Joa könntest Du, nur wird ein großteil davon beim kochen wieder ausgewaschen, aber prinzipiell ist es nicht verkehrt. 
Aber lass Dir sagen, dass Flavour viel weniger Karpfen fängt als die Angler wahr haben wollen.
Versuch mal Küchengewürze, wie Paprika oder Curry, wenn Du Geschmack an die Boilies bekommen willst (ca. 10g auf 1kg Mix bzw. 10 Eier).


----------



## cHiNaKrAcHeR (21. August 2005)

*AW: Grundrezept für billige Boilies?*



			
				Ciprohunter schrieb:
			
		

> Versuch mal Küchengewürze, wie Paprika oder Curry, wenn Du Geschmack an die Boilies bekommen willst (ca. 10g auf 1kg Mix bzw. 10 Eier).



Ich vermute mal, Pfeffer und Tabasco sollte ich vermeiden?! :q

Thxal


----------



## Ciprohunter (21. August 2005)

*AW: Grundrezept für billige Boilies?*

Hallo.



> Ich vermute mal, Pfeffer und Tabasco sollte ich vermeiden?! :q


Nein Pfeffer und Tabasco gehen auch.
Mit Schwarzpfefferöl wurden schon jede Menge Karpfen gefangen.

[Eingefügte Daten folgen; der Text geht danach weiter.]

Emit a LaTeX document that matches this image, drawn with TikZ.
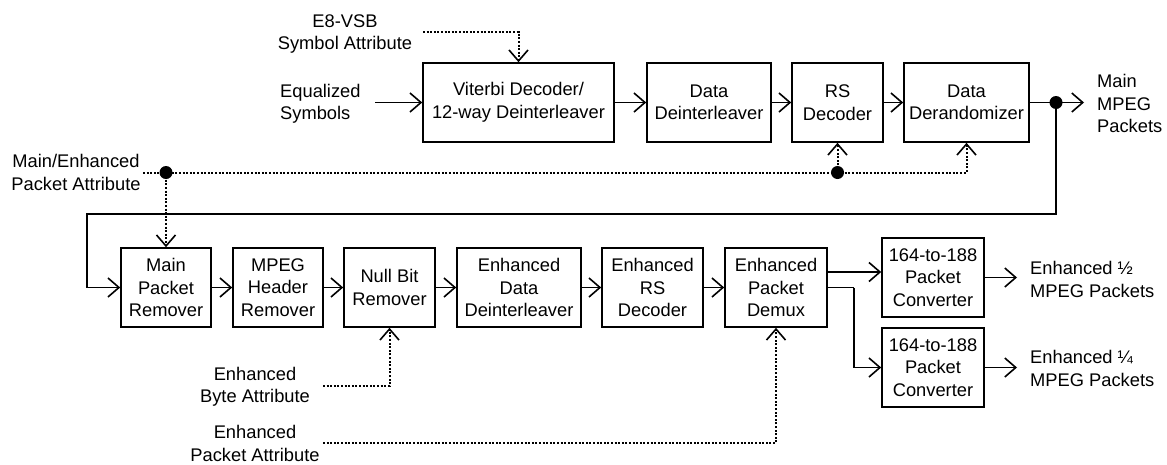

Musst bedenken, dass Fische keinen Durst kennen


----------



## cHiNaKrAcHeR (21. August 2005)

*AW: Grundrezept für billige Boilies?*



			
				Ciprohunter schrieb:
			
		

> Nein Pfeffer und Tabasco gehen auch.
> Mit Schwarzpfefferöl wurden schon jede Menge Karpfen gefangen. Musst bedenken, dass Fische keinen Durst kennen



Na dann werd ich mal tief in meiner Gewürzkiste kramen und mal austesten, was so geht.


----------



## Soxl (21. August 2005)

*AW: Grundrezept für billige Boilies?*

Hoi,


> ...nur sollte das Forelli ais Fischmehl bestehen...


Yep, ebenso wichtig wie _frische_ Ware... (wer mir das wohl gelernt hat  |kopfkrat   )

Gruß, Soxl


----------



## Hechthunter21 (22. August 2005)

*AW: Grundrezept für billige Boilies?*



			
				Ciprohunter schrieb:
			
		

> Hallo.
> 
> 
> Nein Pfeffer und Tabasco gehen auch.
> Mit Schwarzpfefferöl wurden schon jede Menge Karpfen gefangen. Musst bedenken, dass Fische keinen Durst kennen



schon mal mit Piri-Piri einen Versuch gestartet...!?#c


----------



## Geraetefetischist (23. August 2005)

*AW: Grundrezept für billige Boilies?*



> Ich vermute mal, Pfeffer und Tabasco sollte ich vermeiden?!


Da nur Säugetiere überhaupt die Passenden Rezeptoren für das Brennerlebnis haben, kannst Du da ruhig in die Vollen greifen. 
Der Essig im Tabasco stellt dabei das grösste Problem dar, nicht der schärfegrad.

Just Monsters
Holger


----------